This patch simplifies "X/sqrt(X)" to "sqrt(X)". For "X/sqrt(X)", LLVM generates 2 operations "sqrt" and "div". Simplifying it results in one "sqrt" operation. The simplification is enabled when re-association is set.
Diff Detail
Event Timeline
Just a drive-by comment : Possibly the more general form of this needs to be optimised too?
The more general form of this is
X^a * X^b -> X ^ (a+b) X^a / X^b -> X ^ (a-b)
I'm fairly sure this transform is a performance loss. For a target like Skylake Server, a SQRT(x) can take up to 20 cycles. But a RSQRT(x) is about 6 cycles and a MUL(y) is 4 cycles. We'd be better off with a X*RSQRT(X).
Do you expect the more general form to use the pow intrinsic? It would be good to file a bugzilla with examples of how this looks in source/IR, so we know that we are matching the expected patterns. I think that will have to be handled independently from the sqrt special-case.
That is up to backends to decide. InstSimplify/InstCombine (and a few others) are canonicalization, target-independent passes.
A single sqrt(x) is more canonical IR than x/sqrt(x), because it's less instructions and x has less uses.
I agree with that. It should be canonicalized. It would also be good to make sure that the backends have lowering code in place before introducing a 2x performance hit.

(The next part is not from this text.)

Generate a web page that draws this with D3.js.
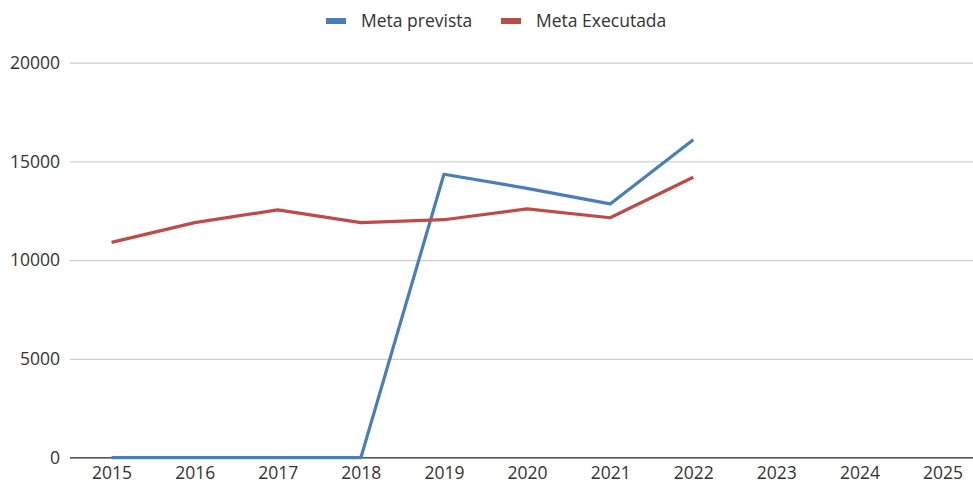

As of now for -march=skylake -Ofast I get.
--Snip--
foo: # @foo
vsqrtsd xmm1, xmm0, xmm0 vdivsd xmm0, xmm0, xmm1 ret
---Snip--
Backend can lower the SQRT(X) back to X * RSQRT(X) in a separate patch?
I agree with both.
Knowing that this is often a perf-critical pattern, we've put a lot of SDAG effort into optimization of it for x86 already, but it's a tricky problem because we get into a similar situation that we have with FMA. Ie, should we favor latency, throughput, or some combo?
Here's an example to show that we are trying to make the right decision per-CPU in codegen:
https://godbolt.org/z/s5GPqc
Note that the codegen choice can differ between scalar/vector - example in the X86.td file:
// FeatureFastScalarFSQRT should be enabled if scalar FSQRT has shorter latency // than the corresponding NR code. FeatureFastVectorFSQRT should be enabled if // vector FSQRT has higher throughput than the corresponding NR code. // The idea is that throughput bound code is likely to be vectorized, so for // vectorized code we should care about the throughput of SQRT operations. // But if the code is scalar that probably means that the code has some kind of // dependency and we should care more about reducing the latency.
Agreed "FeatureFastScalarFSQRT" can be removed if target thinks scalar FSQRT is costly. I see currently set at "SKXTuning" (Skylake).
After looking at the codegen, I'm not sure if we can do this transform in IR with the expected performance in codegen because the transform loses information:
https://godbolt.org/z/7b84rG
The codegen for the case of "sqrt(x)" has to account for a 0.0 input. Ie, we filter out a 0.0 (or potentially denorm) input to avoid the NAN answer that we would get from "0.0 / 0.0". But the codegen for the case of "x/sqrt(x)" does not have to do that - NAN is the correct answer for a 0.0 input, so the code has implicitly signaled to us that 0.0 is not a valid input when compiled with -ffast-math (we can ignore possible NANs).
It might help to see the motivating code that produces the x/sqrt(x) pattern to see if there's something else we should be doing there.
Current AMD "x86_64" targets don't have the reciprocal sqrt instruction for the double precision types.
so x/sqrt(x) ends up with "vsqrtsd" followed by "vdivsd". This transform is basically to improve the efficiency.
Ah, I see. I think we should handle that in generic DAGCombiner then. There, we can make the target- and CPU-specific trade-offs necessary to get the (presumably) ideal asm code. I don't know how we would recover the missing div-by-0 info that I mentioned here.
Let me know if you want to try that patch. If not, I can take a shot at it.
Added some test coverage here:
rGdd1a900575ff
Feel free to adjust as needed. If I'm seeing correctly, it should be a similar small code patch as this one, just adapted to SDAG nodes/flags.
For x = 0, x/sqrt(0) result in "nan". However when we specify -ffast-math we are setting "nnan" flag. The nnan flag says "Allow optimizations to assume the arguments and result are not NaN" so we can transform x/sqrt(x) to sqrt(x) under -ffast-math. is that the right understanding here?
The transform is allowed here; it's just not advisable as shown by the codegen for a target/type that expands it to an estimate sequence (ie, we should abandon this patch).
The problem with doing this transform early (in IR) is that we cannot recover the knowledge that 0.0 was not a valid input. So we need to give targets the opportunity to create an estimate first, and only if that does not happen, convert to a single sqrt.